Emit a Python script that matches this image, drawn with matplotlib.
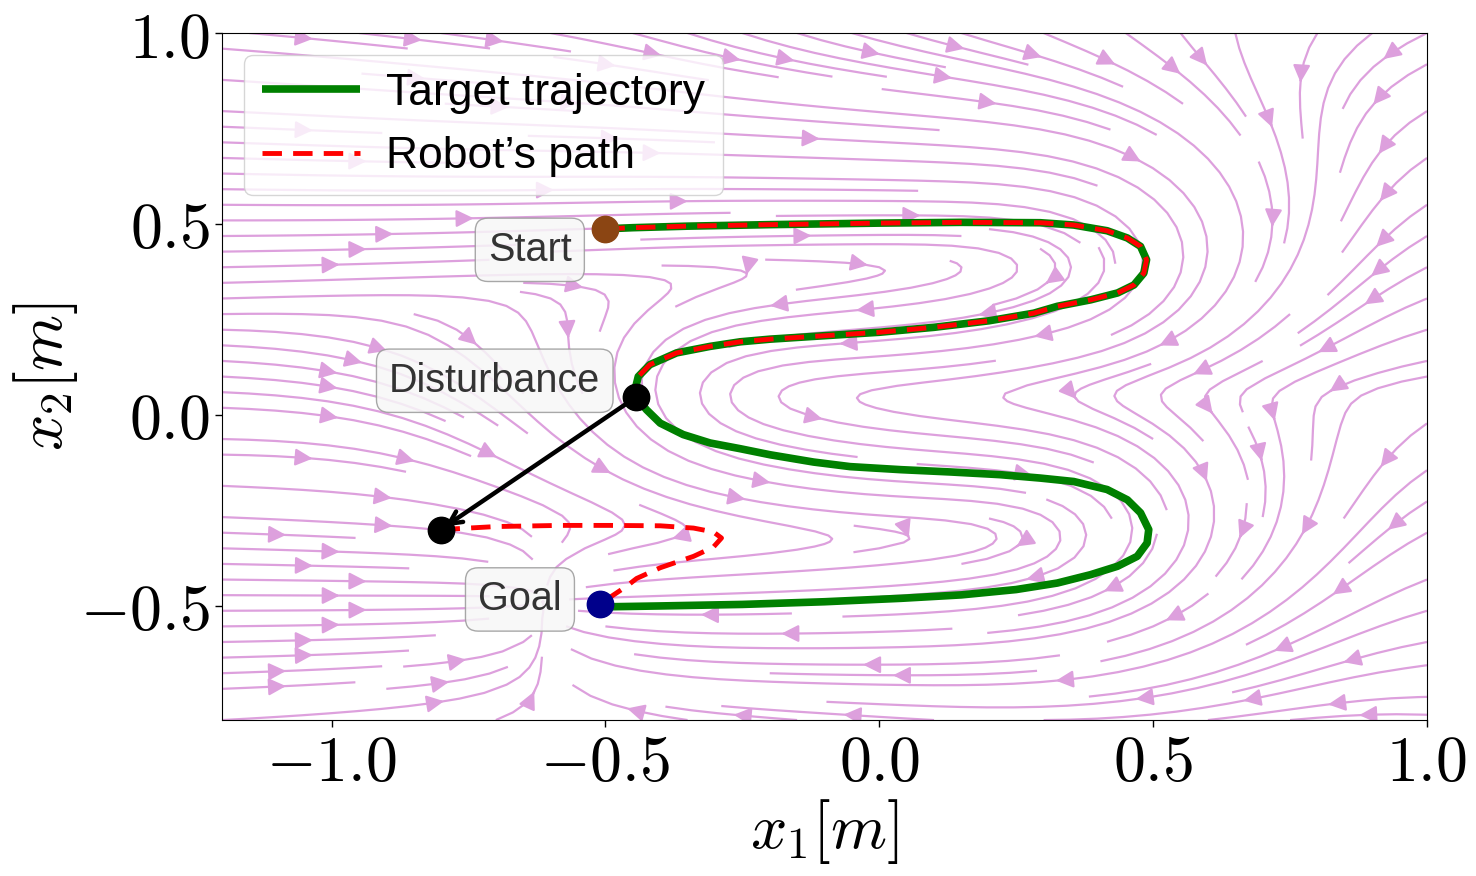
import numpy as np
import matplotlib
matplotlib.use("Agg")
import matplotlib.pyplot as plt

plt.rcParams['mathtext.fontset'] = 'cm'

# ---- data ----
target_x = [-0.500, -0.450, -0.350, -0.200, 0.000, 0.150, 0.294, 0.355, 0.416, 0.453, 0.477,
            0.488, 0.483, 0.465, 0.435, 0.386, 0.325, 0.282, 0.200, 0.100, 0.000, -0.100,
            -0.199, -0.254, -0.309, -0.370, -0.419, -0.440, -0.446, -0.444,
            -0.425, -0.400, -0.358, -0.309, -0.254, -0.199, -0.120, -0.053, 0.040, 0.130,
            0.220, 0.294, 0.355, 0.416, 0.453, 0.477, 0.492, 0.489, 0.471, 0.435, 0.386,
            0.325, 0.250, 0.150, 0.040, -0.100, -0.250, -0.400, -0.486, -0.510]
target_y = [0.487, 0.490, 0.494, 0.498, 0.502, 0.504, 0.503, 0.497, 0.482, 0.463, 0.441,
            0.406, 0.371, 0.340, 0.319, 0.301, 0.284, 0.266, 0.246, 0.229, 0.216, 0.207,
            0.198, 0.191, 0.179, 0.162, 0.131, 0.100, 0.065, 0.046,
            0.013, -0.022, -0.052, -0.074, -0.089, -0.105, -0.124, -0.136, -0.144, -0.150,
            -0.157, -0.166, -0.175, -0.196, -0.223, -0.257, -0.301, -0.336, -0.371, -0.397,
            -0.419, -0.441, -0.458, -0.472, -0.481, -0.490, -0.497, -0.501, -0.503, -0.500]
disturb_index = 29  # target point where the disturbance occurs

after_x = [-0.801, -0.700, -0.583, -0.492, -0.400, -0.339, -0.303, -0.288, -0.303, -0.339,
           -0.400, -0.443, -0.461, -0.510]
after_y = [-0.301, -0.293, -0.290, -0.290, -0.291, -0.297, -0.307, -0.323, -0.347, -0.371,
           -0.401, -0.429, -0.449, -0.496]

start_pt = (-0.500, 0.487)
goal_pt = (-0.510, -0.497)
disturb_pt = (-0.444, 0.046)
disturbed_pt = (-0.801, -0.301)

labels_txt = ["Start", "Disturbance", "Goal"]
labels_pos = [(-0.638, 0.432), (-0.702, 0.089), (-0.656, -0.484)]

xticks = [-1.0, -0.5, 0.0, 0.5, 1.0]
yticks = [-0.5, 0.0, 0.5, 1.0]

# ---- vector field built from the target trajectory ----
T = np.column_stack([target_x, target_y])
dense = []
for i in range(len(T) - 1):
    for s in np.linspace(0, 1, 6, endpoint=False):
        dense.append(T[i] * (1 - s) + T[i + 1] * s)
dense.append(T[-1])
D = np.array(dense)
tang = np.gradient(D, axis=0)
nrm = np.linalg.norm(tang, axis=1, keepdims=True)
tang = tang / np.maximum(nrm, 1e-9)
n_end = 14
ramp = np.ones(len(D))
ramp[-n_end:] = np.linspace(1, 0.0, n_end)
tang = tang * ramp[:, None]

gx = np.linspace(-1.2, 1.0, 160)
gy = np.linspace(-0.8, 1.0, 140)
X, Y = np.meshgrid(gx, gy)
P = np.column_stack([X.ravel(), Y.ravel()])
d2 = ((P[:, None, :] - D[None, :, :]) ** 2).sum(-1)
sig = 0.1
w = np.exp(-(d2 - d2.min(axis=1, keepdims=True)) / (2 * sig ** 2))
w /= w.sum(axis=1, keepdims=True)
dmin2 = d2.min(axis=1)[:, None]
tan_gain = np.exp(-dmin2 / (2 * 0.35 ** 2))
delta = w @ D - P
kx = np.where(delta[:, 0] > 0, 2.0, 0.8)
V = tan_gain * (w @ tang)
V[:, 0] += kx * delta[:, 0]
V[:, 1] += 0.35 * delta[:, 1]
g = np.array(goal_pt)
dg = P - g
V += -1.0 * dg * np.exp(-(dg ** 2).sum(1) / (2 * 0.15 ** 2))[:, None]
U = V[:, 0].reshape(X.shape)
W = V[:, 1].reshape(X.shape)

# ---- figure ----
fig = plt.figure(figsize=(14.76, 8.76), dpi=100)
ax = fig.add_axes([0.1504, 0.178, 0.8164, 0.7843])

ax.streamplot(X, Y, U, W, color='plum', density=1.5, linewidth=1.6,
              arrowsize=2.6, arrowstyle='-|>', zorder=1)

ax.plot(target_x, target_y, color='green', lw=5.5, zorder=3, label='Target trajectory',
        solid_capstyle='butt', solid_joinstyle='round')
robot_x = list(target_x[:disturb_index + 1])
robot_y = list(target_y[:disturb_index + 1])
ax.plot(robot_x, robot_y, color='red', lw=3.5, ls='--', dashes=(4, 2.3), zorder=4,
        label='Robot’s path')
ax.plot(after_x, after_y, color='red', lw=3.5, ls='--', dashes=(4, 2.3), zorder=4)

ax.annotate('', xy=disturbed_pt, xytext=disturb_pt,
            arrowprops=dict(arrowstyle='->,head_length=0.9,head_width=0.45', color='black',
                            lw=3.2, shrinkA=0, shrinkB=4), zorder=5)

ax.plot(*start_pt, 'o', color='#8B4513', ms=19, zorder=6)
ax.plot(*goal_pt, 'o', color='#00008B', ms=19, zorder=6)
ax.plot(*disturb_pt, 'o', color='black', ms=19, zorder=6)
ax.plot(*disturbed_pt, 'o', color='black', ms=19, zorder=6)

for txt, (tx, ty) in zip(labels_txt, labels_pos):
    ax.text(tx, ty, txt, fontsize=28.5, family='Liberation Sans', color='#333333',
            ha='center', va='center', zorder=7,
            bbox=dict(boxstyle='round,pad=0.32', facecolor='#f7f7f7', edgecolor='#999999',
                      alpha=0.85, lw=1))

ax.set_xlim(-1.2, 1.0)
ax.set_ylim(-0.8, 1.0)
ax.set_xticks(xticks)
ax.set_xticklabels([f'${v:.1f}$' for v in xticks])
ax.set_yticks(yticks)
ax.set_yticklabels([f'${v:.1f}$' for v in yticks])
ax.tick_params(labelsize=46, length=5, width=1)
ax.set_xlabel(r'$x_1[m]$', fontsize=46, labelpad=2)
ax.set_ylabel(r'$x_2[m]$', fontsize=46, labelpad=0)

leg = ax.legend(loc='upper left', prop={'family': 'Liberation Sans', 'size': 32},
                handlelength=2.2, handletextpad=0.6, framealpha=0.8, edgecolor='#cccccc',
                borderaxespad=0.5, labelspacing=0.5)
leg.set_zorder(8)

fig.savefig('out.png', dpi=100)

The exercise | Copy all the lines of data exactly as they appear, dropping any images.

Result for this task |
Emit a Python script that matches this image, drawn with matplotlib.
import numpy as np
import matplotlib
matplotlib.use("Agg")
import matplotlib.pyplot as plt

plt.rcParams['mathtext.fontset'] = 'cm'

# ---- data ----
target_x = [-0.500, -0.450, -0.350, -0.200, 0.000, 0.150, 0.294, 0.355, 0.416, 0.453, 0.477,
            0.488, 0.483, 0.465, 0.435, 0.386, 0.325, 0.282, 0.200, 0.100, 0.000, -0.100,
            -0.199, -0.254, -0.309, -0.370, -0.419, -0.440, -0.446, -0.444,
            -0.425, -0.400, -0.358, -0.309, -0.254, -0.199, -0.120, -0.053, 0.040, 0.130,
            0.220, 0.294, 0.355, 0.416, 0.453, 0.477, 0.492, 0.489, 0.471, 0.435, 0.386,
            0.325, 0.250, 0.150, 0.040, -0.100, -0.250, -0.400, -0.486, -0.510]
target_y = [0.487, 0.490, 0.494, 0.498, 0.502, 0.504, 0.503, 0.497, 0.482, 0.463, 0.441,
            0.406, 0.371, 0.340, 0.319, 0.301, 0.284, 0.266, 0.246, 0.229, 0.216, 0.207,
            0.198, 0.191, 0.179, 0.162, 0.131, 0.100, 0.065, 0.046,
            0.013, -0.022, -0.052, -0.074, -0.089, -0.105, -0.124, -0.136, -0.144, -0.150,
            -0.157, -0.166, -0.175, -0.196, -0.223, -0.257, -0.301, -0.336, -0.371, -0.397,
            -0.419, -0.441, -0.458, -0.472, -0.481, -0.490, -0.497, -0.501, -0.503, -0.500]
disturb_index = 29  # target point where the disturbance occurs

after_x = [-0.801, -0.700, -0.583, -0.492, -0.400, -0.339, -0.303, -0.288, -0.303, -0.339,
           -0.400, -0.443, -0.461, -0.510]
after_y = [-0.301, -0.293, -0.290, -0.290, -0.291, -0.297, -0.307, -0.323, -0.347, -0.371,
           -0.401, -0.429, -0.449, -0.496]

start_pt = (-0.500, 0.487)
goal_pt = (-0.510, -0.497)
disturb_pt = (-0.444, 0.046)
disturbed_pt = (-0.801, -0.301)

labels_txt = ["Start", "Disturbance", "Goal"]
labels_pos = [(-0.638, 0.432), (-0.702, 0.089), (-0.656, -0.484)]

xticks = [-1.0, -0.5, 0.0, 0.5, 1.0]
yticks = [-0.5, 0.0, 0.5, 1.0]

# ---- vector field built from the target trajectory ----
T = np.column_stack([target_x, target_y])
dense = []
for i in range(len(T) - 1):
    for s in np.linspace(0, 1, 6, endpoint=False):
        dense.append(T[i] * (1 - s) + T[i + 1] * s)
dense.append(T[-1])
D = np.array(dense)
tang = np.gradient(D, axis=0)
nrm = np.linalg.norm(tang, axis=1, keepdims=True)
tang = tang / np.maximum(nrm, 1e-9)
n_end = 14
ramp = np.ones(len(D))
ramp[-n_end:] = np.linspace(1, 0.0, n_end)
tang = tang * ramp[:, None]

gx = np.linspace(-1.2, 1.0, 160)
gy = np.linspace(-0.8, 1.0, 140)
X, Y = np.meshgrid(gx, gy)
P = np.column_stack([X.ravel(), Y.ravel()])
d2 = ((P[:, None, :] - D[None, :, :]) ** 2).sum(-1)
sig = 0.1
w = np.exp(-(d2 - d2.min(axis=1, keepdims=True)) / (2 * sig ** 2))
w /= w.sum(axis=1, keepdims=True)
dmin2 = d2.min(axis=1)[:, None]
tan_gain = np.exp(-dmin2 / (2 * 0.35 ** 2))
delta = w @ D - P
kx = np.where(delta[:, 0] > 0, 2.0, 0.8)
V = tan_gain * (w @ tang)
V[:, 0] += kx * delta[:, 0]
V[:, 1] += 0.35 * delta[:, 1]
g = np.array(goal_pt)
dg = P - g
V += -1.0 * dg * np.exp(-(dg ** 2).sum(1) / (2 * 0.15 ** 2))[:, None]
U = V[:, 0].reshape(X.shape)
W = V[:, 1].reshape(X.shape)

# ---- figure ----
fig = plt.figure(figsize=(14.76, 8.76), dpi=100)
ax = fig.add_axes([0.1504, 0.178, 0.8164, 0.7843])

ax.streamplot(X, Y, U, W, color='plum', density=1.5, linewidth=1.6,
              arrowsize=2.6, arrowstyle='-|>', zorder=1)

ax.plot(target_x, target_y, color='green', lw=5.5, zorder=3, label='Target trajectory',
        solid_capstyle='butt', solid_joinstyle='round')
robot_x = list(target_x[:disturb_index + 1])
robot_y = list(target_y[:disturb_index + 1])
ax.plot(robot_x, robot_y, color='red', lw=3.5, ls='--', dashes=(4, 2.3), zorder=4,
        label='Robot’s path')
ax.plot(after_x, after_y, color='red', lw=3.5, ls='--', dashes=(4, 2.3), zorder=4)

ax.annotate('', xy=disturbed_pt, xytext=disturb_pt,
            arrowprops=dict(arrowstyle='->,head_length=0.9,head_width=0.45', color='black',
                            lw=3.2, shrinkA=0, shrinkB=4), zorder=5)

ax.plot(*start_pt, 'o', color='#8B4513', ms=19, zorder=6)
ax.plot(*goal_pt, 'o', color='#00008B', ms=19, zorder=6)
ax.plot(*disturb_pt, 'o', color='black', ms=19, zorder=6)
ax.plot(*disturbed_pt, 'o', color='black', ms=19, zorder=6)

for txt, (tx, ty) in zip(labels_txt, labels_pos):
    ax.text(tx, ty, txt, fontsize=28.5, family='Liberation Sans', color='#333333',
            ha='center', va='center', zorder=7,
            bbox=dict(boxstyle='round,pad=0.32', facecolor='#f7f7f7', edgecolor='#999999',
                      alpha=0.85, lw=1))

ax.set_xlim(-1.2, 1.0)
ax.set_ylim(-0.8, 1.0)
ax.set_xticks(xticks)
ax.set_xticklabels([f'${v:.1f}$' for v in xticks])
ax.set_yticks(yticks)
ax.set_yticklabels([f'${v:.1f}$' for v in yticks])
ax.tick_params(labelsize=46, length=5, width=1)
ax.set_xlabel(r'$x_1[m]$', fontsize=46, labelpad=2)
ax.set_ylabel(r'$x_2[m]$', fontsize=46, labelpad=0)

leg = ax.legend(loc='upper left', prop={'family': 'Liberation Sans', 'size': 32},
                handlelength=2.2, handletextpad=0.6, framealpha=0.8, edgecolor='#cccccc',
                borderaxespad=0.5, labelspacing=0.5)
leg.set_zorder(8)

fig.savefig('out.png', dpi=100)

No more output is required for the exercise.